Side Effects of Viagra

There are many upsides to taking Viagra. In addition to improving blood flow and allowing for an erection strong enough for sexual intercourse, Viagra may be taken up to four hours before sex, which gives you a wide window on a romantic evening (or morning). But as with any medication, it is important to know the possible side effects. Some of the more common side effects of Viagra include:

  • Blood-pressure drop
  • Eye blurriness or vision problems
  • Flushing
  • Headache
  • Indigestion (dyspepsia)
  • Insomnia
  • Muscle pain
  • Nasal congestion
  • Sudden hearing loss

If you have a pre-existing condition such as heart disease, high blood pressure, diabetes, or high cholesterol, sudden vision loss may occur. If you are at risk for stroke, you should tell your doctor before beginning Viagra. You should also consult your healthcare provider if your erection becomes painful or it lasts longer than four hours. Viagra may not be suitable for people with liver, kidney, or heart conditions. Finally, Viagra may interact with certain antibiotics, antifungals, herbal remedies, and HIV medicines, so always disclose all of your current medications to your doctor before taking this ED drug. 2

What if I Forget a Dose?

Because Viagra (sildenafil) is taken as needed, there are no side effects for missing a dose. The consequence of forgetting to take Viagra is limited to not benefitting from the drug. However, Viagra takes effect pretty quickly. Because it works within 30 minutes to an hour after ingesting, you may be able to get away with a game-time save. Just remember to take the prescribed amount because taking more won’t make up for the missed dose. 2 

Can I take Viagra if I have Pre-existing Conditions?
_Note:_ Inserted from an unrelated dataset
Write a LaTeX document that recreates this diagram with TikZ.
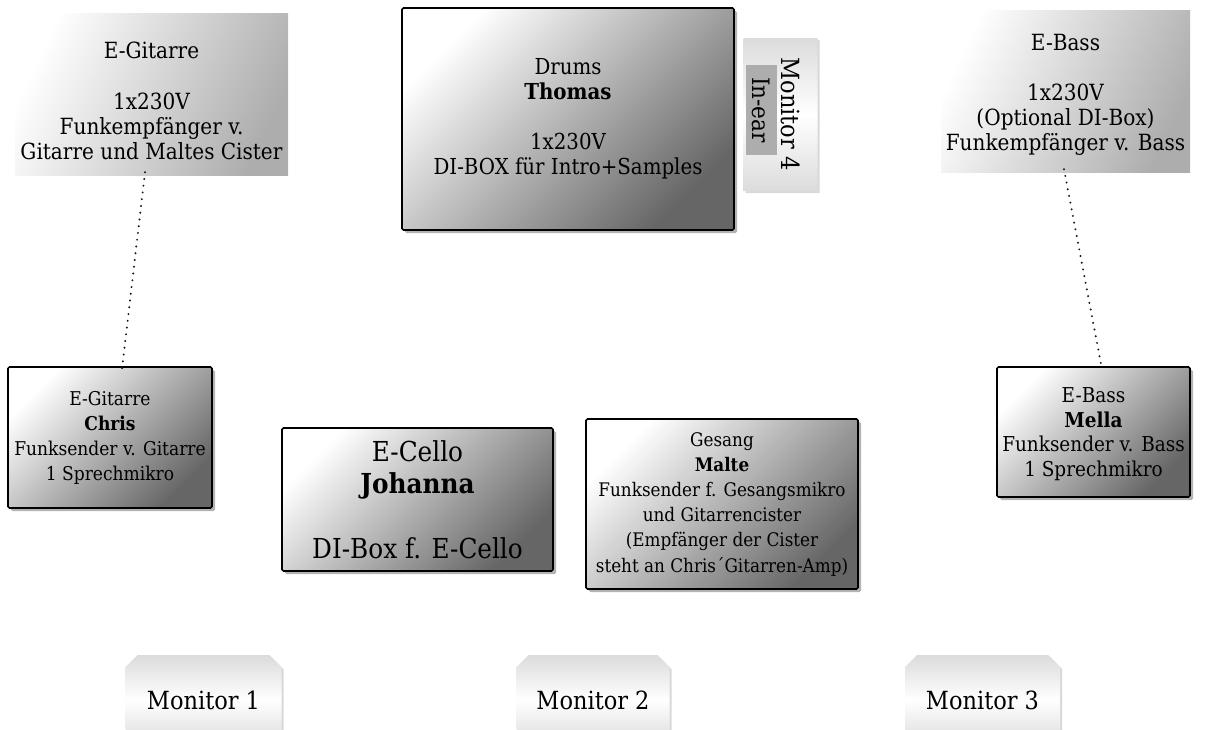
\documentclass[tikz,border=0pt]{standalone}
\usepackage{fontspec}
\setmainfont{DejaVu Serif Condensed}
\usetikzlibrary{shadows,shapes.misc}
\begin{document}
\begin{tikzpicture}[x=1pt,y=-1pt,
  toptxt/.style={align=center,font=\fontsize{22.3}{25.3}\selectfont,inner sep=0pt},
  midtxt/.style={align=center,font=\fontsize{19}{25}\selectfont,inner sep=0pt},
  bigtxt/.style={align=center,font=\fontsize{27.5}{32.5}\selectfont},
  darkbox/.style={draw=black,line width=1.6pt,rounded corners=1.5pt,inner sep=0pt,
    top color=white,bottom color=black!60,shading angle=45,
    drop shadow={shadow xshift=3pt,shadow yshift=-3pt,fill=black!50,opacity=0.6}},
  lightbox/.style={inner sep=0pt,top color=white,bottom color=black!32,shading angle=65},
  monbox/.style={chamfered rectangle,chamfered rectangle xsep=6pt,chamfered rectangle ysep=6pt,
    inner sep=0pt,top color=black!14,bottom color=black!14,middle color=white,
    drop shadow={shadow xshift=2pt,shadow yshift=-2pt,fill=black!30,opacity=0.5},
    font=\fontsize{25}{30}\selectfont},
  link/.style={line width=2.2pt,dash pattern=on 0pt off 6.8pt,line cap=round,draw=black!90}
]
\useasboundingbox (0,0) rectangle (1205,729);

% top row
\node[lightbox,minimum width=273pt,minimum height=162pt] (egt) at (151.5,94) {};
\node[toptxt] (egtt) at ([yshift=-7pt]egt.center)
  {E-Gitarre\\[25.3pt]1x230V\\Funkempfänger v.\\Gitarre und Maltes Cister};
\node[darkbox,toptxt,font=\fontsize{22}{25}\selectfont,minimum width=332pt,minimum height=222pt] (drums) at (568,119)
  {Drums\\\textbf{Thomas}\\[25pt]1x230V\\DI-BOX für Intro+Samples};
\node[monbox,minimum width=74pt,minimum height=153pt] (mon4) at (780.5,114.5) {};
\node[rotate=-90,font=\fontsize{25}{30}\selectfont,inner sep=0pt] (mon4t) at (791,114) {Monitor 4};
\node[rotate=-90,fill=black!32,minimum width=90pt,minimum height=31pt,inner sep=0pt,
  font=\fontsize{24}{28}\selectfont] (inear) at (761.5,110) {In-ear};
\node[lightbox,minimum width=249pt,minimum height=162pt] (ebt) at (1065.5,91) {};
\node[toptxt] (ebtt) at ([yshift=-4pt]ebt.center)
  {E-Bass\\[24.5pt]1x230V\\(Optional DI-Box)\\Funkempfänger v. Bass};

% middle row
\node[darkbox,midtxt,minimum width=204pt,minimum height=141pt] (chris) at (110,437.5)
  {E-Gitarre\\\textbf{Chris}\\Funksender v. Gitarre\\1 Sprechmikro};
\node[darkbox,bigtxt,minimum width=271pt,minimum height=143pt] (cello) at (417.5,499.5)
  {E-Cello\\\textbf{Johanna}\\[32.5pt]DI-Box f. E-Cello};
\node[darkbox,midtxt,font=\fontsize{18.7}{25.2}\selectfont,minimum width=272pt,minimum height=170pt] (malte) at (722,504)
  {Gesang\\\textbf{Malte}\\Funksender f. Gesangsmikro\\und Gitarrencister\\(Empfänger der Cister\\steht an Chris´Gitarren-Amp)};
\node[darkbox,minimum width=193pt,minimum height=130pt] (mella) at (1093.5,432) {};
\node[midtxt,font=\fontsize{20.5}{24.6}\selectfont] (mellat) at ([yshift=-2pt]mella.center)
  {E-Bass\\\textbf{Mella}\\Funksender v. Bass\\1 Sprechmikro};

% monitors
\node[monbox,minimum width=156pt,minimum height=90pt] (mon1) at (203.5,700) {Monitor 1};
\node[monbox,minimum width=153pt,minimum height=90pt] (mon2) at (593,700) {Monitor 2};
\node[monbox,minimum width=155pt,minimum height=90pt] (mon3) at (982.5,700) {Monitor 3};

% dotted links
\draw[link] ([xshift=-6.5pt,yshift=3pt]egt.south) -- ([xshift=12pt,yshift=-3pt]chris.north);
\draw[link] ([xshift=-1.5pt,yshift=3pt]ebt.south) -- ([xshift=8.5pt,yshift=-3pt]mella.north);
\end{tikzpicture}
\end{document}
There is no evidence that Viagra is associated with increased rates of heart attacks or cardiovascular events. For those who have stable cardiovascular diseases, Viagra is considered safe. Viagra may have interactions with blood pressure medication. Make sure your doctor knows if you have hypertension, heart failure, or coronary artery disease.

If you have benign prostate hypertrophy (BPH), you may be taking doxazosin or tamsulosin as part of your treatment plan. These medications are alpha-blocking medications and can cause low blood pressure when combined with Viagra.
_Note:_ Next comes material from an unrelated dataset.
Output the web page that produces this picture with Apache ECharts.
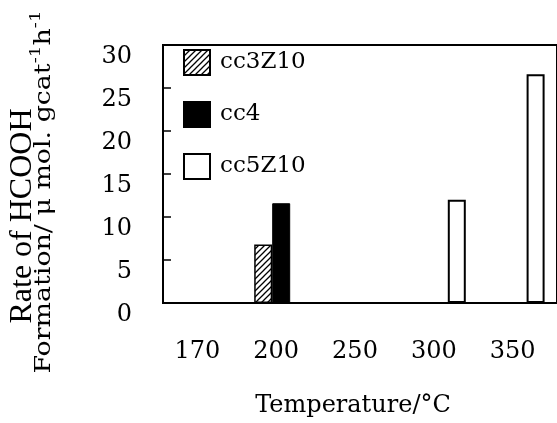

Additionally, Viagra should not be taken in conjunction with nitrates. Doing so can result in life-threatening low blood pressure (hypotension). If you have to take both medications, do not take nitrates within 24 hours of taking sildenafil. Common nitrates to avoid taking alongside Viagra include:

  • Nitrostat (nitroglycerin)
  • Nitro patch or paste
  • Imdur (isosorbide mononitrate)
  • Isordil (isosorbide dinitrate) 3

Viagra Tips and Best Practices

You can take Viagra with or without food, but it is recommended that you keep your meal light before getting busy. Eating light will help your body absorb the drug quicker. Heavier meals and foods high in fat can delay Viagra absorption.

It is also best not to drink too much alcohol when you take Viagra. Of course, a glass of wine to get in the mood won’t affect Viagra’s effectiveness, but drinking more than that can lower your blood pressure too much and make it more challenging to get an erection. Blood pressure drops can also cause dizziness and headaches, which can, unfortunately, put a halt to the evening’s festivities.

Remember, Viagra only helps you achieve and maintain an erection when there is sexual stimulation present. If you aren’t aroused, Viagra won’t spontaneously cause an erection. 4 For the best effect, take the dosage you are prescribed and make sure to engage in sensual foreplay or fantasy beforehand to ensure it all goes according to plan.

The content in this article is intended for informational purposes only. This website does not provide medical advice. In all circumstances, you should always seek the advice of your physician and/or other qualified health professionals(s) for drug, medical condition, or treatment advice. The content provided on this website is not a substitute for professional medical advice, diagnosis, or treatment.